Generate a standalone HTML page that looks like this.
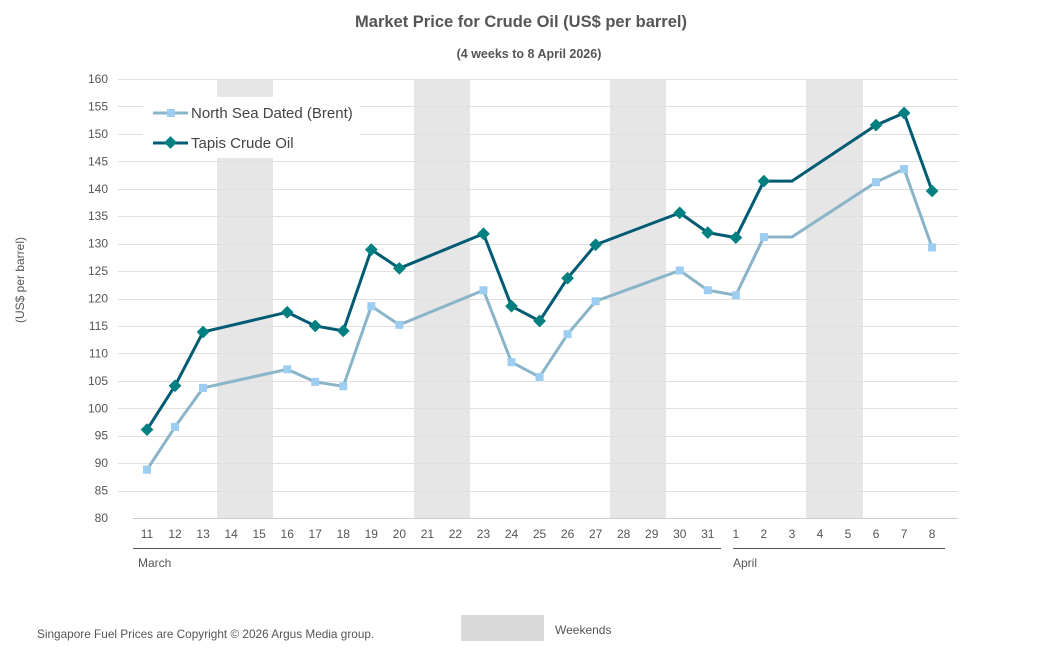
<!DOCTYPE html>
<html><head><meta charset="utf-8"><style>
body{margin:0;background:#fff;font-family:"Liberation Sans",Arial,sans-serif}
</style></head><body>
<svg width="1044" height="662" viewBox="0 0 1044 662" xmlns="http://www.w3.org/2000/svg" font-family="Liberation Sans, Arial, sans-serif">
<text x="521" y="27" text-anchor="middle" font-size="16.5" font-weight="bold" fill="#555">Market Price for Crude Oil (US$ per barrel)</text>
<text x="529" y="58" text-anchor="middle" font-size="12.5" font-weight="bold" fill="#555">(4 weeks to 8 April 2026)</text>
<g fill="#e6e6e6">
<rect x="217" y="79" width="56" height="439"/>
<rect x="414" y="79" width="56" height="439"/>
<rect x="610" y="79" width="56" height="439"/>
<rect x="806" y="79" width="57" height="439"/>
</g>
<g id="grid" stroke="#e0e0e0" stroke-width="1"></g>
<g id="ylab" font-size="12" fill="#555" text-anchor="end"></g>
<line x1="133" y1="518.5" x2="958" y2="518.5" stroke="#ccc"/>
<g id="xlab" font-size="12" fill="#555" text-anchor="middle"></g>
<line x1="133" y1="548.5" x2="721" y2="548.5" stroke="#555"/>
<line x1="733" y1="548.5" x2="945" y2="548.5" stroke="#555"/>
<text x="138" y="567" font-size="12" fill="#555">March</text>
<text x="733" y="567" font-size="12" fill="#555">April</text>
<text transform="translate(24,280) rotate(-90)" text-anchor="middle" font-size="12" fill="#555">(US$ per barrel)</text>
<rect x="143" y="97" width="217" height="61" fill="#fff"/>
<line x1="153" y1="113" x2="188" y2="113" stroke="#8ab4c8" stroke-width="3"/>
<rect x="167" y="109" width="8" height="8" fill="#9dcdf0"/>
<text x="191" y="118" font-size="15" fill="#444">North Sea Dated (Brent)</text>
<line x1="153" y1="143" x2="188" y2="143" stroke="#005b73" stroke-width="3"/>
<rect x="166" y="138" width="9" height="9" fill="#008080" transform="rotate(45 170.5 142.5)"/>
<text x="191" y="148" font-size="15" fill="#444">Tapis Crude Oil</text>
<g id="series"></g>
<rect x="461" y="615" width="83" height="26" fill="#d9d9d9"/>
<text x="555" y="634" font-size="12" fill="#555">Weekends</text>
<text x="37" y="638" font-size="11.8" fill="#555">Singapore Fuel Prices are Copyright © 2026 Argus Media group.</text>
</svg>
<script>
const NS="http://www.w3.org/2000/svg";
function el(t,a,p){const e=document.createElementNS(NS,t);for(const k in a)e.setAttribute(k,a[k]);document.getElementById(p).appendChild(e);return e;}
const Y=v=>518-(v-80)*5.4875, X=i=>147+i*28.04;
for(let v=85;v<=160;v+=5){el("line",{x1:118,x2:958,y1:Math.round(Y(v))+.5,y2:Math.round(Y(v))+.5},"grid");}
for(let v=80;v<=160;v+=5){el("text",{x:108,y:Y(v)+4},"ylab").textContent=v;}
const days=[11,12,13,14,15,16,17,18,19,20,21,22,23,24,25,26,27,28,29,30,31,1,2,3,4,5,6,7,8];
days.forEach((d,i)=>{el("text",{x:X(i),y:538},"xlab").textContent=d;});
const b=[88.8,96.6,103.7,null,null,107.1,104.8,104.0,118.6,115.2,null,null,121.5,108.4,105.7,113.5,119.5,null,null,125.1,121.5,120.6,131.2,131.2,null,null,141.2,143.6,129.3];
const t=[96.1,104.1,113.9,null,null,117.5,115.0,114.1,128.9,125.5,null,null,131.8,118.6,115.9,123.7,129.8,null,null,135.6,132.0,131.1,141.4,141.4,null,null,151.6,153.8,139.6];
function draw(d,col,mk){let pts=[];d.forEach((v,i)=>{if(v!=null)pts.push([X(i),Y(v),i]);});
el("polyline",{points:pts.map(p=>p[0]+","+p[1]).join(" "),fill:"none",stroke:col,"stroke-width":3,"stroke-linejoin":"round"},"series");
pts.forEach(p=>{if(p[2]==23)return;if(mk=="s")el("rect",{x:p[0]-4,y:p[1]-4,width:8,height:8,fill:"#9dcdf0"},"series");
else el("rect",{x:p[0]-4.5,y:p[1]-4.5,width:9,height:9,fill:"#008080",transform:`rotate(45 ${p[0]} ${p[1]})`},"series");});}
draw(b,"#8ab4c8","s");draw(t,"#005b73","d");
</script>
</body></html>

-.-.-

Write out every line above exactly as it is, leaving out the pictures.

Generate a standalone HTML page that looks like this.
<!DOCTYPE html>
<html><head><meta charset="utf-8"><style>
body{margin:0;background:#fff;font-family:"Liberation Sans",Arial,sans-serif}
</style></head><body>
<svg width="1044" height="662" viewBox="0 0 1044 662" xmlns="http://www.w3.org/2000/svg" font-family="Liberation Sans, Arial, sans-serif">
<text x="521" y="27" text-anchor="middle" font-size="16.5" font-weight="bold" fill="#555">Market Price for Crude Oil (US$ per barrel)</text>
<text x="529" y="58" text-anchor="middle" font-size="12.5" font-weight="bold" fill="#555">(4 weeks to 8 April 2026)</text>
<g fill="#e6e6e6">
<rect x="217" y="79" width="56" height="439"/>
<rect x="414" y="79" width="56" height="439"/>
<rect x="610" y="79" width="56" height="439"/>
<rect x="806" y="79" width="57" height="439"/>
</g>
<g id="grid" stroke="#e0e0e0" stroke-width="1"></g>
<g id="ylab" font-size="12" fill="#555" text-anchor="end"></g>
<line x1="133" y1="518.5" x2="958" y2="518.5" stroke="#ccc"/>
<g id="xlab" font-size="12" fill="#555" text-anchor="middle"></g>
<line x1="133" y1="548.5" x2="721" y2="548.5" stroke="#555"/>
<line x1="733" y1="548.5" x2="945" y2="548.5" stroke="#555"/>
<text x="138" y="567" font-size="12" fill="#555">March</text>
<text x="733" y="567" font-size="12" fill="#555">April</text>
<text transform="translate(24,280) rotate(-90)" text-anchor="middle" font-size="12" fill="#555">(US$ per barrel)</text>
<rect x="143" y="97" width="217" height="61" fill="#fff"/>
<line x1="153" y1="113" x2="188" y2="113" stroke="#8ab4c8" stroke-width="3"/>
<rect x="167" y="109" width="8" height="8" fill="#9dcdf0"/>
<text x="191" y="118" font-size="15" fill="#444">North Sea Dated (Brent)</text>
<line x1="153" y1="143" x2="188" y2="143" stroke="#005b73" stroke-width="3"/>
<rect x="166" y="138" width="9" height="9" fill="#008080" transform="rotate(45 170.5 142.5)"/>
<text x="191" y="148" font-size="15" fill="#444">Tapis Crude Oil</text>
<g id="series"></g>
<rect x="461" y="615" width="83" height="26" fill="#d9d9d9"/>
<text x="555" y="634" font-size="12" fill="#555">Weekends</text>
<text x="37" y="638" font-size="11.8" fill="#555">Singapore Fuel Prices are Copyright © 2026 Argus Media group.</text>
</svg>
<script>
const NS="http://www.w3.org/2000/svg";
function el(t,a,p){const e=document.createElementNS(NS,t);for(const k in a)e.setAttribute(k,a[k]);document.getElementById(p).appendChild(e);return e;}
const Y=v=>518-(v-80)*5.4875, X=i=>147+i*28.04;
for(let v=85;v<=160;v+=5){el("line",{x1:118,x2:958,y1:Math.round(Y(v))+.5,y2:Math.round(Y(v))+.5},"grid");}
for(let v=80;v<=160;v+=5){el("text",{x:108,y:Y(v)+4},"ylab").textContent=v;}
const days=[11,12,13,14,15,16,17,18,19,20,21,22,23,24,25,26,27,28,29,30,31,1,2,3,4,5,6,7,8];
days.forEach((d,i)=>{el("text",{x:X(i),y:538},"xlab").textContent=d;});
const b=[88.8,96.6,103.7,null,null,107.1,104.8,104.0,118.6,115.2,null,null,121.5,108.4,105.7,113.5,119.5,null,null,125.1,121.5,120.6,131.2,131.2,null,null,141.2,143.6,129.3];
const t=[96.1,104.1,113.9,null,null,117.5,115.0,114.1,128.9,125.5,null,null,131.8,118.6,115.9,123.7,129.8,null,null,135.6,132.0,131.1,141.4,141.4,null,null,151.6,153.8,139.6];
function draw(d,col,mk){let pts=[];d.forEach((v,i)=>{if(v!=null)pts.push([X(i),Y(v),i]);});
el("polyline",{points:pts.map(p=>p[0]+","+p[1]).join(" "),fill:"none",stroke:col,"stroke-width":3,"stroke-linejoin":"round"},"series");
pts.forEach(p=>{if(p[2]==23)return;if(mk=="s")el("rect",{x:p[0]-4,y:p[1]-4,width:8,height:8,fill:"#9dcdf0"},"series");
else el("rect",{x:p[0]-4.5,y:p[1]-4.5,width:9,height:9,fill:"#008080",transform:`rotate(45 ${p[0]} ${p[1]})`},"series");});}
draw(b,"#8ab4c8","s");draw(t,"#005b73","d");
</script>
</body></html>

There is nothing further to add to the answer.